‘Fifty Shades’ romanticizes abusive relationships


The Appalachian Online

Kelsey Hamm

With the movie release of “Fifty Shades of Grey” on Feb. 13, thousands will line up to watch one of the most mainstream erotic narratives of our time.

Originally a novel trilogy by E.L. James, the story follows protagonist Ana Steele as she navigates her relationship with Christian Grey, a wealthy business man with a “side interest” in BDSM – the erotic fetish and potential lifestyle choice including elements of bondage/discipline, dominance/submission and sadism/masochism.

Despite the popularity of the novel, it romanticizes abusive relationships and portrays BDSM with dangerous misrepresentations.

Grey’s childhood sex abuse and early introduction to BDSM is revealed in the first novel. While his previous sexual assault is unacceptable, it doesn’t excuse his behavior toward Steele.

Examples of Grey’s abusive behavior include refusing to let Steele use vehicles because of her “unsafe” driving and policing her body and food intake by forcing her to eat, dress and style her hair in a particular fashion.

The Red Flag Campaign defines signs of detecting abusive relationships.
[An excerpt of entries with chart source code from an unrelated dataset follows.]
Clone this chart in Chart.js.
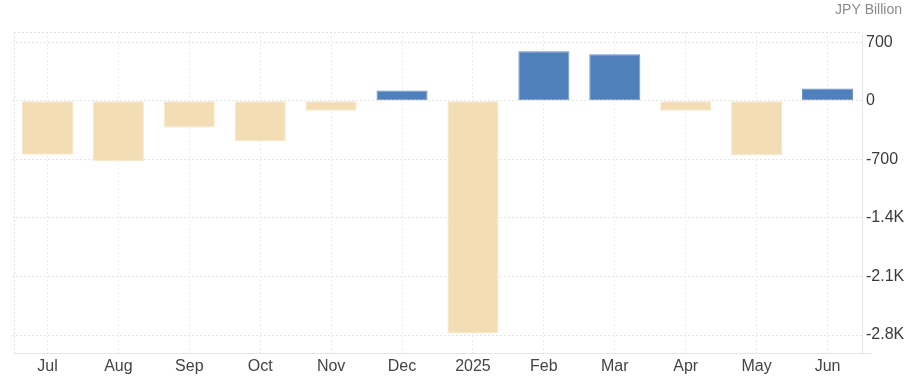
<!DOCTYPE html>
<html>
<head>
<meta charset="utf-8">
<script src="https://cdn.jsdelivr.net/npm/chart.js@4.4.1/dist/chart.umd.min.js"></script>
<style>
html,body{margin:0;padding:0;background:#fff;}
#wrap{width:914px;height:382px;position:relative;}
</style>
</head>
<body>
<div id="wrap"><canvas id="c" width="914" height="382"></canvas></div>
<script>
const categories = ['Jul','Aug','Sep','Oct','Nov','Dec','2025','Feb','Mar','Apr','May','Jun'];
const values = [-646, -723, -320, -485, -120, 123, -2781, 590, 554, -120, -650, 147];
const yTicks = [700, 0, -700, -1400, -2100, -2800];
const unitLabel = 'JPY Billion';

const posColor = '#5080BB';
const negColor = '#F3DDB4';

const framePlugin = {
  id: 'frame',
  beforeDatasetsDraw(chart) {
    const {ctx, chartArea: a} = chart;
    ctx.save();
    ctx.strokeStyle = '#e2e2e2';
    ctx.lineWidth = 1;
    ctx.setLineDash([2,2]);
    ctx.beginPath();
    ctx.moveTo(a.left + 2, a.top + 0.5);
    ctx.lineTo(a.right, a.top + 0.5);
    ctx.moveTo(a.left + 2.5, a.top);
    ctx.lineTo(a.left + 2.5, a.bottom);
    ctx.stroke();
    ctx.setLineDash([]);
    ctx.strokeStyle = '#e6e6e6';
    ctx.beginPath();
    ctx.moveTo(a.left + 2, a.bottom + 0.5);
    ctx.lineTo(a.right + 9, a.bottom + 0.5);
    ctx.moveTo(a.right - 0.5, a.top);
    ctx.lineTo(a.right - 0.5, a.bottom);
    ctx.stroke();
    ctx.restore();
  },
  afterDraw(chart) {
    const {ctx} = chart;
    ctx.save();
    ctx.font = '14px "Liberation Sans", Arial, sans-serif';
    ctx.fillStyle = '#8a8a8a';
    ctx.textAlign = 'right';
    ctx.textBaseline = 'middle';
    ctx.fillText(unitLabel, 902, 10);
    ctx.restore();
  }
};

new Chart(document.getElementById('c'), {
  type: 'bar',
  data: {
    labels: categories,
    datasets: [{
      data: values,
      backgroundColor: values.map(v => v >= 0 ? posColor : negColor),
      borderColor: values.map(v => v >= 0 ? '#6d95c6' : '#f7e7c9'),
      borderWidth: 1,
      borderSkipped: false,
      barPercentage: 0.8,
      categoryPercentage: 0.9
    }]
  },
  options: {
    responsive: false,
    animation: false,
    layout: { padding: { left: 12, top: 32, right: 0, bottom: 0 } },
    plugins: { legend: { display: false }, tooltip: { enabled: false }, title: { display: false } },
    scales: {
      x: {
        offset: true,
        grid: { offset: false, color: '#ececec', drawTicks: false },
        border: { display: false, dash: [2,2] },
        ticks: {
          color: '#444',
          font: { family: '"Liberation Sans", Arial, sans-serif', size: 16 },
          padding: 4,
          maxRotation: 0,
          autoSkip: false
        },
        afterFit(s) { s.height = 29; }
      },
      y: {
        position: 'right',
        min: -3014,
        max: 821,
        grid: { color: '#e6e6e6', drawTicks: false },
        border: { display: false, dash: [2,2] },
        afterBuildTicks(s) { s.ticks = yTicks.map(v => ({ value: v })); },
        ticks: {
          color: '#3a3a3a',
          font: { family: '"Liberation Sans", Arial, sans-serif', size: 16 },
          padding: 3,
          callback(v) {
            if (Math.abs(v) >= 1000) return (v / 1000).toFixed(1) + 'K';
            return String(v);
          }
        },
        afterFit(s) { s.width = 51; }
      }
    }
  },
  plugins: [framePlugin]
});
</script>
</body>
</html>
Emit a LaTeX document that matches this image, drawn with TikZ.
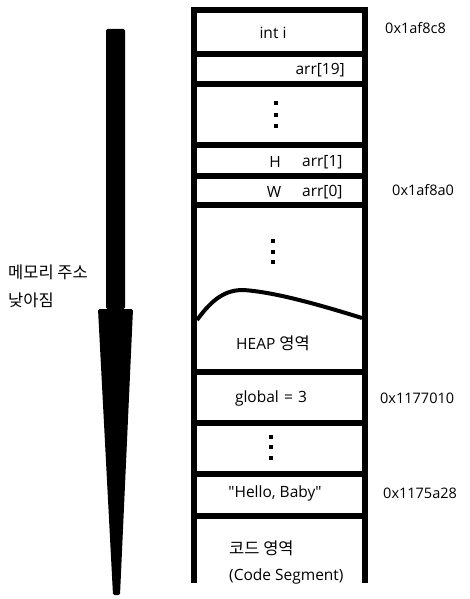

These signs include identifying a partner who acts excessively jealous and possessive, controls another’s actions, keeps one from seeing friends or family, does constant check-ups, and limits access to money, the phone or the car.

Despite these similar signs of abuse, the novel trilogy ends with the couple in a married relationship, with tentative implications about Grey’s changed behavior.

According to the National Domestic Violence hotline, victims in abusive relationships often stay with their partner for extended time in hopes of changing their behavior. In reality an abusive person cannot be “changed” with love and to suggest that they can is misleading.

The novel also implies that interest in BDSM is tied to previous abuse. BDSM is not abuse. It’s a safe, sane and consensual activity willingly participated in by all parties – or at least should be.

Steele asks Grey to show how bad BDSM can be, resulting in him whipping her with a belt. This scene is enough to discredit the novel as safe or sane.

No responsible person involved in BDSM would agree to whip someone inexperienced. People active in these intensely painful activities have built up to that level.

In BDSM, it’s required that all parties be emotionally stable – Grey is not. The implications for the BDSM community due to this novel are severe as it remains heavily stigmatized.

If these novels have peaked your interest in BDSM, that’s fine – but please remember that it’s not a safe depiction. It’s highly important to seek correct and accurate information before getting involved, and I suggest taking on intensive research before supporting the movie.

Hamm, a sophomore computer science major from Cary, is an A&E reporter.